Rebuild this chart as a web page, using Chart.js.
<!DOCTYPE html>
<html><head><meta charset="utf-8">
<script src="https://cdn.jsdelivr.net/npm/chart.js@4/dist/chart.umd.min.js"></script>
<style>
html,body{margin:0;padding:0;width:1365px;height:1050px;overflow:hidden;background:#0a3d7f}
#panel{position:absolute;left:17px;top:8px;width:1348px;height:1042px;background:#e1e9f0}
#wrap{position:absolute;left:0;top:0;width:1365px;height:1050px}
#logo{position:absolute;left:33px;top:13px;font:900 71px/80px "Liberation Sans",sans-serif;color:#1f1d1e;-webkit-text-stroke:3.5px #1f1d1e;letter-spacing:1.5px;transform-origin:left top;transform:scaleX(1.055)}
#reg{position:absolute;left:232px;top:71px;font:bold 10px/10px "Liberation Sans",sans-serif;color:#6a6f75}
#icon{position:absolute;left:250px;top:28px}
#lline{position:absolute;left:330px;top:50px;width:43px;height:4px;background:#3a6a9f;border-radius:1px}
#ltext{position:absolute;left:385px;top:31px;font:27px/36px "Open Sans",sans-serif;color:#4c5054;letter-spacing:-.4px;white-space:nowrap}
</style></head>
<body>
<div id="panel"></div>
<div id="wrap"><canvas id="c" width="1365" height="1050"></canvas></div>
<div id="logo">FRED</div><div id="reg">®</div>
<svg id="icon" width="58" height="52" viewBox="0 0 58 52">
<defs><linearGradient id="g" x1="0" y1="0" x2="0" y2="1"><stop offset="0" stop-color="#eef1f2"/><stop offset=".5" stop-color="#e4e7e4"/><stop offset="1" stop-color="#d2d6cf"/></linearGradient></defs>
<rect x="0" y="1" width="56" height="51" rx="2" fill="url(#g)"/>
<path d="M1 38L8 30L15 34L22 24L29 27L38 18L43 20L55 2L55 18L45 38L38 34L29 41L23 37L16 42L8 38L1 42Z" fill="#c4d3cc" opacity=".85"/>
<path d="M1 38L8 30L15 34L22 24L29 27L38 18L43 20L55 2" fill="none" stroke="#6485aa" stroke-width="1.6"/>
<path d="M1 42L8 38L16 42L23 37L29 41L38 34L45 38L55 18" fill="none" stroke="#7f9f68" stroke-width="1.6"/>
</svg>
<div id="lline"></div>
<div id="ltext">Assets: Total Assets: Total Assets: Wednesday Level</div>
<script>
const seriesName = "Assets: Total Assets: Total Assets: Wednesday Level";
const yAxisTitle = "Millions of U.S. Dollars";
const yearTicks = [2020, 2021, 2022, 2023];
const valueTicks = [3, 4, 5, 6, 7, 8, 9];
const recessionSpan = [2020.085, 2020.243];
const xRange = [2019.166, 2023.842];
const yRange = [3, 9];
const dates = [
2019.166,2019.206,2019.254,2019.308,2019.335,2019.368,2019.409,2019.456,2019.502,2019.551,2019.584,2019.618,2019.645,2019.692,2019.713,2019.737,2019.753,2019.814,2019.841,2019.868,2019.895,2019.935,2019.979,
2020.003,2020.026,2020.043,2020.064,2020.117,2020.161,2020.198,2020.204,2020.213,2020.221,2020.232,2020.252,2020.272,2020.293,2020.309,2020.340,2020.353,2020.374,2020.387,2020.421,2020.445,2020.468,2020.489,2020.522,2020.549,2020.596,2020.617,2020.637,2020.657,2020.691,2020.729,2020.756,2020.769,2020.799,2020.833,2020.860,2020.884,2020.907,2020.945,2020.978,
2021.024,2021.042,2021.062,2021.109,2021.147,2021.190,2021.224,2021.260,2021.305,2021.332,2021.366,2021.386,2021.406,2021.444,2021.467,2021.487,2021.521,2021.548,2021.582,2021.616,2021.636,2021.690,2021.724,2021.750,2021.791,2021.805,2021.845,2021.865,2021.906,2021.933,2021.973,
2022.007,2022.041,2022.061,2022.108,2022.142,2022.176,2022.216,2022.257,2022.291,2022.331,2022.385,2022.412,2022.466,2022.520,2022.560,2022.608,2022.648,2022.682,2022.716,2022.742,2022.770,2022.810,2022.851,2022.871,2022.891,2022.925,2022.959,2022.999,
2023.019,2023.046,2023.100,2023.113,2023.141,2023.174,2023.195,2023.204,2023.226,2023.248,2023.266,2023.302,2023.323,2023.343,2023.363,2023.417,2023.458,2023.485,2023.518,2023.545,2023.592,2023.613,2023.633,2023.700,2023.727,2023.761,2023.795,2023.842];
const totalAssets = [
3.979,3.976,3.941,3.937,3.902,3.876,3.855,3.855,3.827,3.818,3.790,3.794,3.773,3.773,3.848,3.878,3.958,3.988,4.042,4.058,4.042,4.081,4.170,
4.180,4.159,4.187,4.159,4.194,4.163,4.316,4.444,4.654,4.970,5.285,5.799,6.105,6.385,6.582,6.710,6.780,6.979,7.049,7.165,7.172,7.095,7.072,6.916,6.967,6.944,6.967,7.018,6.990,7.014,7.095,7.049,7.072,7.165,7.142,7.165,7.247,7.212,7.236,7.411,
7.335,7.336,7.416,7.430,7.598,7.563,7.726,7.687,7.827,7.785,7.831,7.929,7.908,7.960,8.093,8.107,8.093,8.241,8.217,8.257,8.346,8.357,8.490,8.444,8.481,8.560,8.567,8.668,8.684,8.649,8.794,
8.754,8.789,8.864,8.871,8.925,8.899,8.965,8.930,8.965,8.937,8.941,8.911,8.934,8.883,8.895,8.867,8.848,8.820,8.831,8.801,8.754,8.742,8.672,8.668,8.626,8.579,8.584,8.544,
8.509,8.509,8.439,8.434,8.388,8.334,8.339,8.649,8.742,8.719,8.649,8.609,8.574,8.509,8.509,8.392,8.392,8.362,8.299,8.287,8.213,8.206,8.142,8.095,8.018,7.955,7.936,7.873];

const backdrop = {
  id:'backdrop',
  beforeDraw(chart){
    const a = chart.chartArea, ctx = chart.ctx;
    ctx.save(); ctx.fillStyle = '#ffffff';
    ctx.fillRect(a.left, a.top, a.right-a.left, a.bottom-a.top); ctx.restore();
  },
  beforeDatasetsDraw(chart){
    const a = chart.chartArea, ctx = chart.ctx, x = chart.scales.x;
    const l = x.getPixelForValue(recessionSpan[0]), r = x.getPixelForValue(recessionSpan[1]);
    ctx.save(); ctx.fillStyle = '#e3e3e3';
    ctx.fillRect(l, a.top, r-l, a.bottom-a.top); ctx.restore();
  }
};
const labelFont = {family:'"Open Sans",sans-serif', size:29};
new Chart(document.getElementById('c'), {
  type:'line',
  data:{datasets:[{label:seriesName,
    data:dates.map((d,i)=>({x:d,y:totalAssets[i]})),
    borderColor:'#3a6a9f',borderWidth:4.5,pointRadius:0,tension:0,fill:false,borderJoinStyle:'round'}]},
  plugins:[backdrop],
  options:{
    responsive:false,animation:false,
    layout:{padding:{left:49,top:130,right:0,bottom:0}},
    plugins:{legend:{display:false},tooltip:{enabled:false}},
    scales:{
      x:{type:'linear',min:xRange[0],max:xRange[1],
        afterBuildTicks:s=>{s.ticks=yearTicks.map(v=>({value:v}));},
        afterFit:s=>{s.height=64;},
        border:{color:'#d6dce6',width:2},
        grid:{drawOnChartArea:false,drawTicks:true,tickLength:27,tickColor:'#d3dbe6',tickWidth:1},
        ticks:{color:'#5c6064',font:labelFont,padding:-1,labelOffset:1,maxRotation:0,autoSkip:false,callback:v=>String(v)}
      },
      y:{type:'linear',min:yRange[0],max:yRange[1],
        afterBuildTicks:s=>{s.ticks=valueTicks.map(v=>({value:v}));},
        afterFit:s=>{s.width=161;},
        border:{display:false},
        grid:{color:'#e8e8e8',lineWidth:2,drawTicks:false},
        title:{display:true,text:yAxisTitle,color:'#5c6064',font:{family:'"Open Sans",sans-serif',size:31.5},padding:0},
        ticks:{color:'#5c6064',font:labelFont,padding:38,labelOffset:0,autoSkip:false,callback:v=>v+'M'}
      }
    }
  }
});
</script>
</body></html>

----------------------------------------

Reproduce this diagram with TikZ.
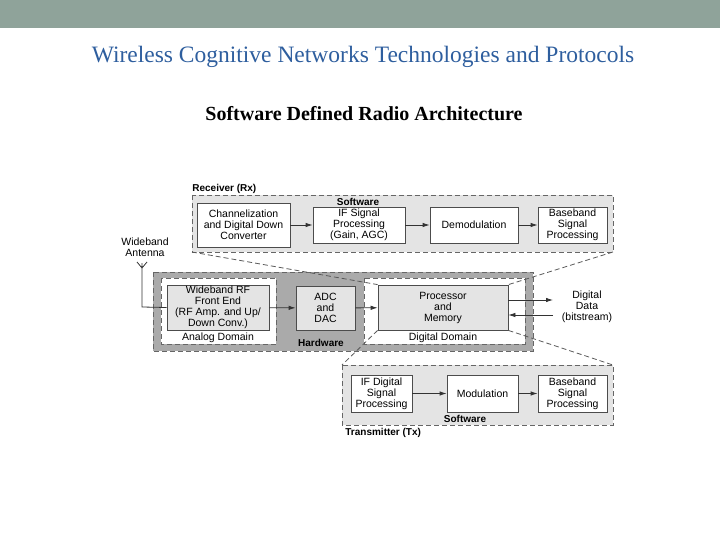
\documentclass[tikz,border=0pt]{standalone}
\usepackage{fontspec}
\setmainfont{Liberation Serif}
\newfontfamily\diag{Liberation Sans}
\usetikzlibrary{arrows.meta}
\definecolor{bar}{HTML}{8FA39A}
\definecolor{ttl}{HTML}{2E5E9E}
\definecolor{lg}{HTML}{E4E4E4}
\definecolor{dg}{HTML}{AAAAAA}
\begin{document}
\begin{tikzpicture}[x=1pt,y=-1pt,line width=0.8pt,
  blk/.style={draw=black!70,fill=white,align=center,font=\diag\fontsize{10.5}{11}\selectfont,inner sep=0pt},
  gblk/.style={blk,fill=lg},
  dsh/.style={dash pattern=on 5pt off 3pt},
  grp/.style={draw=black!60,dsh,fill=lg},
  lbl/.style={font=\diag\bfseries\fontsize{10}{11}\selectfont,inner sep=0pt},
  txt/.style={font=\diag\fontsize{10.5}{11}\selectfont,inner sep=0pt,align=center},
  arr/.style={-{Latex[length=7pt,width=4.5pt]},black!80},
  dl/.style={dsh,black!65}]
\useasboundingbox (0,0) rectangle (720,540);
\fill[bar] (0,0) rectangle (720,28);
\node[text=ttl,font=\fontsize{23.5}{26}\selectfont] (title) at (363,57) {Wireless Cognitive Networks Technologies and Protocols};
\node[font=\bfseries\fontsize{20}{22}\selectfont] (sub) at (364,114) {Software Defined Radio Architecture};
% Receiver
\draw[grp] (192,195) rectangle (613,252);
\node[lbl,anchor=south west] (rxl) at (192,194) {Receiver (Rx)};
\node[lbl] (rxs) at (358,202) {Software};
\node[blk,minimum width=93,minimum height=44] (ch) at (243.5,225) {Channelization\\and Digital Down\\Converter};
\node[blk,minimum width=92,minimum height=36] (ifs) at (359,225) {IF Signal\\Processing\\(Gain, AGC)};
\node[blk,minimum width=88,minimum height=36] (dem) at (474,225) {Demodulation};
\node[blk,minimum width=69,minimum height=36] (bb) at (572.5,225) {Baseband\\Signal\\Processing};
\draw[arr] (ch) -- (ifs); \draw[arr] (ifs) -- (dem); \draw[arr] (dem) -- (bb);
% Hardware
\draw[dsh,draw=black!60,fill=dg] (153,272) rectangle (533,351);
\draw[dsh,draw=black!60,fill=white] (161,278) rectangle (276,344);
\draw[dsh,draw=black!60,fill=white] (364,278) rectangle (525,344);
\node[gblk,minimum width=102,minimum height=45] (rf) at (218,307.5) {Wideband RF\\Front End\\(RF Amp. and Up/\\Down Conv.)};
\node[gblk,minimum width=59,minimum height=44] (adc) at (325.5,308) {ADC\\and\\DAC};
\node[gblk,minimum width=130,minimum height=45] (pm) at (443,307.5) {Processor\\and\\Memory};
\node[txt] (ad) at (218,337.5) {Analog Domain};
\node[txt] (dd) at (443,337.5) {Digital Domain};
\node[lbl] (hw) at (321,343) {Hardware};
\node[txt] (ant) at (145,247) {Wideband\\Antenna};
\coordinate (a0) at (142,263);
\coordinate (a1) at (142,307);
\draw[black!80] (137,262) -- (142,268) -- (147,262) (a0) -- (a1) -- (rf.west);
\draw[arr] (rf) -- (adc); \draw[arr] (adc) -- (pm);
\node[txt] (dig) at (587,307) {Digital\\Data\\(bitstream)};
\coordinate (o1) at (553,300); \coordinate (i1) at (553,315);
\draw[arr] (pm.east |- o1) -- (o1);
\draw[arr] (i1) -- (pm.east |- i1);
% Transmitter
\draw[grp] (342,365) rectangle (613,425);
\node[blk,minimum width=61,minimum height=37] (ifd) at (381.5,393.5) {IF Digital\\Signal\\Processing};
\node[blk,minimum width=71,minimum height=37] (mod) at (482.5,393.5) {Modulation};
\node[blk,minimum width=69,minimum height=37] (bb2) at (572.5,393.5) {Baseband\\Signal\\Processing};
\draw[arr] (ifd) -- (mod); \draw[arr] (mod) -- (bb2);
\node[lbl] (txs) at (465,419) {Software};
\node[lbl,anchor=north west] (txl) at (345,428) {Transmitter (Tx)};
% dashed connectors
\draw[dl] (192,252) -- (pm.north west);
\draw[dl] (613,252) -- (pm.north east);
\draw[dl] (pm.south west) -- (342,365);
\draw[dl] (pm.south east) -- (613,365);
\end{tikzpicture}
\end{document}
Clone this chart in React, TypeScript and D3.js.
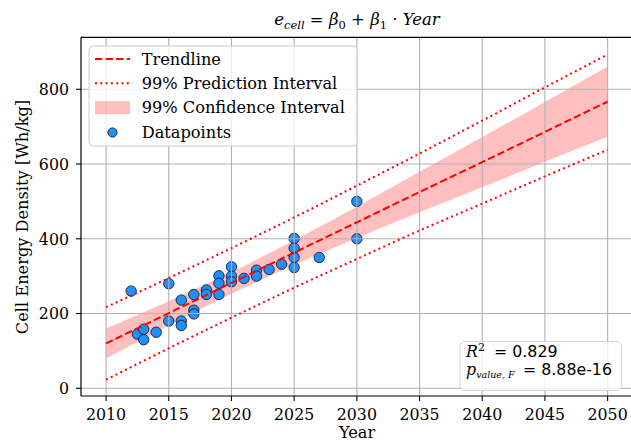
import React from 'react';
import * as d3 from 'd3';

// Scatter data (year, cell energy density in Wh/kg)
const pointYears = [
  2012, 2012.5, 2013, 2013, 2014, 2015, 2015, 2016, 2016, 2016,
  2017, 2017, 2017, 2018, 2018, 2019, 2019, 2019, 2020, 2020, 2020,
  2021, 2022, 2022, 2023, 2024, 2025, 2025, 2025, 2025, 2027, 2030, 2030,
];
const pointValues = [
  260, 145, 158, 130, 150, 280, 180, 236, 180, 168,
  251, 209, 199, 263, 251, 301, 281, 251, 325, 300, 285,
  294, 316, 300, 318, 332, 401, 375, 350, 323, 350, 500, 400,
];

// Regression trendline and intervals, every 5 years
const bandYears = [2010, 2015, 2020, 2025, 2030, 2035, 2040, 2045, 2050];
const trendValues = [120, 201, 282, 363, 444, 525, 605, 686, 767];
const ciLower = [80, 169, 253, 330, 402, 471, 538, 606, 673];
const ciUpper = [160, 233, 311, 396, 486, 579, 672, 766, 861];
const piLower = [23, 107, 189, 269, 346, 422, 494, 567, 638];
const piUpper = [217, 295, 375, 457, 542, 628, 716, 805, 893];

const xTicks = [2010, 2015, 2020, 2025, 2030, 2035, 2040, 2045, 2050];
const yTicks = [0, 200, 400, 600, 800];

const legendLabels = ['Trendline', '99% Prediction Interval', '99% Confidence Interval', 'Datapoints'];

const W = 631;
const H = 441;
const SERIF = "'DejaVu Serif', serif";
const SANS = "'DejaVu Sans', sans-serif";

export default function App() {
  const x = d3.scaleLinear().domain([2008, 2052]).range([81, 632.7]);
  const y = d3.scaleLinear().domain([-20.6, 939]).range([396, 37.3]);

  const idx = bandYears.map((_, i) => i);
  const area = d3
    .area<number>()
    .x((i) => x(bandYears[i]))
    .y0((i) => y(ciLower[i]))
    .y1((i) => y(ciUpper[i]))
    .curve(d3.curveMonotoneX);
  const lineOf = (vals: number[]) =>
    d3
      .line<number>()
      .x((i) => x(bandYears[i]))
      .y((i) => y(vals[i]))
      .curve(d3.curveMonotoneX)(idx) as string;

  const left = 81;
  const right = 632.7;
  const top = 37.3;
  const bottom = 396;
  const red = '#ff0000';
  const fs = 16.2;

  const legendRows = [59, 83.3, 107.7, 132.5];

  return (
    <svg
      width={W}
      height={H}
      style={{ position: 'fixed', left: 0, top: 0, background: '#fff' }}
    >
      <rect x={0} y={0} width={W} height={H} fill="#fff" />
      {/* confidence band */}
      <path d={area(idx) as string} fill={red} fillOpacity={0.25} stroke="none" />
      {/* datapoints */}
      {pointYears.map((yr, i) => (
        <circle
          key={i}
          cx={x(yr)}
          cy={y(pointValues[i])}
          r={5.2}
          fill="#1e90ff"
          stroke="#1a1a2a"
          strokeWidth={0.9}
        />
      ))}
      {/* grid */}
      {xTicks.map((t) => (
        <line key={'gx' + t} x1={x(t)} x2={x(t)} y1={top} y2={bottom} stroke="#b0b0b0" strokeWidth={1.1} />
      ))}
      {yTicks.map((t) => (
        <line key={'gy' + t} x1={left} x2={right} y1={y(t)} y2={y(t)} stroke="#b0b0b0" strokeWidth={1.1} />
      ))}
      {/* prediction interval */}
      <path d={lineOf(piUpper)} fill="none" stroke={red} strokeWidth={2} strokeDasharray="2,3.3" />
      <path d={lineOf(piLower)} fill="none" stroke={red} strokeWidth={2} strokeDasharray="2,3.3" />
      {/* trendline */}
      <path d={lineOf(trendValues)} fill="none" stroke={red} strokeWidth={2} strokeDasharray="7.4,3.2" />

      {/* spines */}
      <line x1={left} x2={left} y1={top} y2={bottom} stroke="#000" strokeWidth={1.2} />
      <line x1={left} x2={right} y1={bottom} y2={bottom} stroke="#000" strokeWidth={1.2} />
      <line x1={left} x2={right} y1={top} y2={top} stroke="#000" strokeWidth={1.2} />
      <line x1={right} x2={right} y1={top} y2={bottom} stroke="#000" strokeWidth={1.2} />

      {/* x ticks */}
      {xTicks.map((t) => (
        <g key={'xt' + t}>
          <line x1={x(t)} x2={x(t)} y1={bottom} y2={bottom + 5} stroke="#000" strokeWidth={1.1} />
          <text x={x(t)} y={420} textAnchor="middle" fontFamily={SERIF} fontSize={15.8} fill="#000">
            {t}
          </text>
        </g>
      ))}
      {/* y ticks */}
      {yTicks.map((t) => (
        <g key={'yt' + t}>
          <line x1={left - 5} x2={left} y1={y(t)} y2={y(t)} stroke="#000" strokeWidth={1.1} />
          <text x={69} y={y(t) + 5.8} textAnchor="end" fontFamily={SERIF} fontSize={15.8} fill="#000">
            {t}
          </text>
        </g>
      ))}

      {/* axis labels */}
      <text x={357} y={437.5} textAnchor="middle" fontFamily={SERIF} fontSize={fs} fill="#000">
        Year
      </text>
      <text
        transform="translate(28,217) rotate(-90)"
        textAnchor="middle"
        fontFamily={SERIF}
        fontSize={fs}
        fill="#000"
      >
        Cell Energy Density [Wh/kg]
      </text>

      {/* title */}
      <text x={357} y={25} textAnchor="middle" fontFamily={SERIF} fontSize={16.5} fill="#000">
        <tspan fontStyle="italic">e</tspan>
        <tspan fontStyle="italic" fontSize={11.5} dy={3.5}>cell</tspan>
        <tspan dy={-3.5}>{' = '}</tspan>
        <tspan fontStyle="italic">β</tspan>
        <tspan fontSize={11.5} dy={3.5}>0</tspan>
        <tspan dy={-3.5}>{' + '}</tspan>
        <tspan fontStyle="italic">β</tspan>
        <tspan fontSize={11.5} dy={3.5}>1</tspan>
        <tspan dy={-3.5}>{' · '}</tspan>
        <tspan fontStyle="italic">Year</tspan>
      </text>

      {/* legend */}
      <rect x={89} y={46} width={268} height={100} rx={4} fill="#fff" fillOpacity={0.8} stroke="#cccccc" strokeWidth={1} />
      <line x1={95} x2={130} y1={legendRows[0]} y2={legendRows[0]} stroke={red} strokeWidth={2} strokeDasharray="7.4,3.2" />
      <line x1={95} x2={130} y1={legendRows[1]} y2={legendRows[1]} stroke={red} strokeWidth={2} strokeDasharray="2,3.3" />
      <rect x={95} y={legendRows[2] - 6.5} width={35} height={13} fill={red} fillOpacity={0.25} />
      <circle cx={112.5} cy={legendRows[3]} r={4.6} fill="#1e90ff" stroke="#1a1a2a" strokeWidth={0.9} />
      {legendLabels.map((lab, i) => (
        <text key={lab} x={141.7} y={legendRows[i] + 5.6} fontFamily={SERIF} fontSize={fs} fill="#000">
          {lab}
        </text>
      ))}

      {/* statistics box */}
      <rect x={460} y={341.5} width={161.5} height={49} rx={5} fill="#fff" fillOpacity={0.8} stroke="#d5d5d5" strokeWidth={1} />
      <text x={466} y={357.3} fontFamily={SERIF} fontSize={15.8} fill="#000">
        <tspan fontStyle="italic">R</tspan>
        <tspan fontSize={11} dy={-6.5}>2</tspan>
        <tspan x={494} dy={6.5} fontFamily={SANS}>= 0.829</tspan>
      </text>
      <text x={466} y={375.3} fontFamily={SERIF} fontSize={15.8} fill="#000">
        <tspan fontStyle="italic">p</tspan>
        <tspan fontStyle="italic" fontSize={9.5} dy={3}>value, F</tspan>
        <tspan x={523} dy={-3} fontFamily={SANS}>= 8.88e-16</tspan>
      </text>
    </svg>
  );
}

----------------------------------------

**OBJECTIVE:**
Copy each line that contains the word "React".

**COMPLETED TASK:**
Clone this chart in React, TypeScript and D3.js.
import React from 'react';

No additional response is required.